Vale lembrar que o país embarcou em trilhões de dólares em megaprojetos como parte da Visão 2030. A iniciativa do príncipe herdeiro Mohammed bin Salman, anunciada em 2017, busca diversificar a economia, afastando-a do petróleo.
Porém, o país árabe ainda necessita do hidrocarboneto para garantir o capital necessário para avançar os projetos de diversificação da economia.
Atualmente, o déficit público da Arábia Saudita está em trajetória de crescimento, ao mesmo tempo em que a demanda por petróleo, juntamente com os preços globais da commodity, estão em níveis mais baixos.
A trajetória de queda é intensificada pelo tarifaço de Trump. Nesta manhã, o barril de petróleo estava sendo negociado a US$ 59,52, com queda de 5,25%, por volta das 12 horas (horário de Brasília).
Além de Trump: uma pressão extra no petróleo
Além disso, a OPEP+ colocou uma pressão adicional sobre o preço nos últimos dias. A aliança de produtores de petróleo liderada pela Arábia Saudita e pela Rússia decidiram acelerar os aumentos planejados na produção de petróleo bruto, impulsionando ainda mais a oferta global e contribuindo para a queda dos preços.
Contudo, a Arábia Saudita precisa de petróleo acima de US$ 90 o barril para equilibrar seu orçamento, estima o Fundo Monetário Internacional (FMI).

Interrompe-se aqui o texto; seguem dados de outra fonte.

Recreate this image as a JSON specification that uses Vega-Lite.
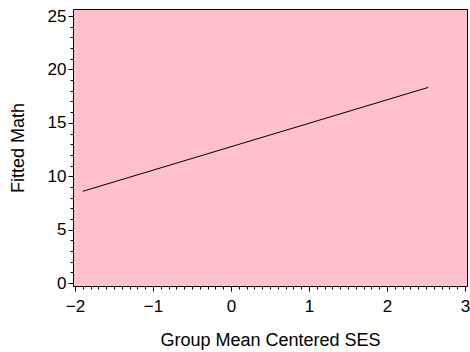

O Goldman Sachs reduziu esta semana sua previsão para o preço do petróleo em 2026. O Brent, que é referência internacional, passou para US$ 58, enquanto o petróleo WTI, referência nos EUA, foi para US$ 55.
Até sexta-feira (4), a previsão era de US$ 62 para o Brent e US$ 59 para o WTI em 2026.
“Uma demanda global mais fraca e uma oferta maior adicionam risco de queda à nossa previsão para o Brent em 2025, embora estejamos aguardando maior clareza do mercado antes de fazer qualquer alteração”, disse Malik, do Abu Dhabi Commercial Bank, à CNBC.
A OPEP+ ainda deve aumentar os níveis de produção de petróleo em maio. No entanto, na avaliação de Malik, o grupo deve suspender o plano se os preços do petróleo se mantiverem com preços baixos ou caírem ainda mais.
“Nossa maior preocupação seria uma queda acentuada e sustentada no preço do petróleo, o que exigiria uma reavaliação dos planos de gastos — governamentais e não orçamentários — incluindo despesas de capital, além de afetar potencialmente a liquidez do setor bancário e a confiança geral”, alertou Malik.